The Sausage So Lowbrow It Had to Sneak Into Respectability
The Meat That Polite Society Rejected
In 1904, when the St. Louis World's Fair opened its gates to showcase human progress and cultural refinement, hot dogs were decidedly not on the menu. The sausage-in-a-bun combination was considered street food for the working class—too messy, too cheap, and frankly too Germanic for America's aspirational middle class.
Respectable Americans ate with proper utensils at proper tables. The idea of holding your entire meal in your hands while walking around was seen as barely civilized, something immigrants did because they didn't know better. Hot dogs were associated with pushcarts, factory workers, and the kind of people who ate standing up.
Then a German immigrant named Anton Feuchtwanger changed everything, entirely by accident.
The Plate Problem
Feuchtwanger had secured a food concession at the World's Fair, but he faced an immediate practical challenge: how do you serve hot sausages to customers without providing plates and forks? Proper dinnerware was expensive, required washing, and could easily be stolen or broken. For a small vendor trying to make a profit selling to thousands of fairgoers, the economics simply didn't work.
His first solution was ingenious but impractical. Feuchtwanger began loaning white gloves to customers so they could hold the hot sausages without burning their fingers. The gloves protected hands from heat and grease while maintaining a veneer of respectability. Unfortunately, customers kept walking off with the gloves, and replacing them was costing more than the sausages themselves.
Desperate, Feuchtwanger approached his brother-in-law, a local baker, with a simple request: could he create some kind of edible holder for hot sausages?
The Accidental Innovation
The baker's solution was brilliantly practical: a split roll that could cradle a sausage while protecting the customer's hands from heat and grease. The bread wasn't meant to be a significant part of the meal—it was essentially an edible napkin, a disposable utensil that customers could eat or discard as they pleased.

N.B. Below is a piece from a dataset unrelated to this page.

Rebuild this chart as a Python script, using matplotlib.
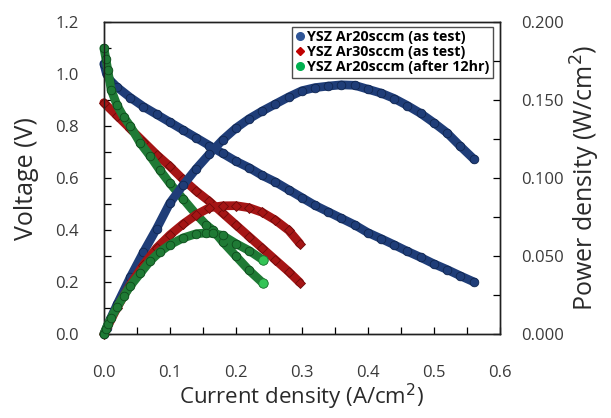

What neither man anticipated was how perfectly this combination would suit the World's Fair environment. Visitors could eat while walking, exploring exhibits, and socializing without needing to find a table or worry about utensils. The "hot dog" (named for its resemblance to dachshund sausages) became the fair's unofficial food, consumed by millions of visitors who had never encountered anything quite like it.
The timing was perfect. The 1904 World's Fair attracted over 19 million visitors from across America and around the world. Many had never seen electric lights, automobiles, or ice cream cones (another fair innovation). In this context of technological marvels and cultural mixing, a sausage in a bun didn't seem crude—it seemed modern, efficient, democratic.
From Fairground Novelty to National Identity
What happened next surprised everyone. Visitors returned home and sought out hot dogs, creating demand in cities that had never seen them before. Vendors realized they could set up shop anywhere crowds gathered—outside factories, at baseball games, on busy street corners—without needing elaborate kitchen facilities.
Baseball proved to be the perfect cultural vehicle for hot dog acceptance. The sport was becoming America's pastime, and hot dogs were perfect ballpark food: easy to eat with one hand while keeping your eyes on the game, affordable enough for working-class fans, and somehow both substantial and casual.
By the 1920s, hot dogs had completed their transformation from immigrant street food to American tradition. Nathan's Famous opened in Coney Island in 1916, turning hot dog consumption into competitive entertainment. White Castle started serving small hamburgers in 1921, but hot dogs had already established the template for American fast food: handheld, affordable, and designed for eating on the go.
The Democracy of Handheld Food
The hot dog's journey from World's Fair accident to American icon reveals something profound about how cultural acceptance works. The same food that seemed too lowbrow for respectable society in 1903 became a symbol of American informality and accessibility by 1920.
What changed wasn't the food itself—it was the context. The World's Fair provided a socially acceptable space for middle-class Americans to experiment with working-class food. Once they discovered that eating with your hands could be both practical and enjoyable, the artificial barriers around "proper" dining began to crumble.
Today, Americans consume over 20 billion hot dogs annually. They're served at state dinners and backyard barbecues, eaten by billionaires and minimum-wage workers, consumed at baseball stadiums and Fourth of July celebrations across the country.
The Lasting Legacy
Feuchtwanger's practical solution to a plate shortage accidentally created the template for modern American eating. The idea that good food could be casual, handheld, and consumed anywhere became foundational to American food culture. Fast food, food trucks, grab-and-go meals, stadium concessions—all trace their ancestry to a German immigrant who couldn't afford proper dinnerware.
The next time you bite into a hot dog at a ballgame or backyard barbecue, remember: you're participating in a tradition that began because someone needed to solve a very mundane business problem. Sometimes the most enduring cultural innovations emerge not from grand vision, but from practical people finding simple solutions to everyday challenges.
America's most democratic food started as Europe's most despised street meat, transformed by nothing more than a baker's ingenuity and a fair that celebrated human progress. In the end, perhaps that's the most American story of all.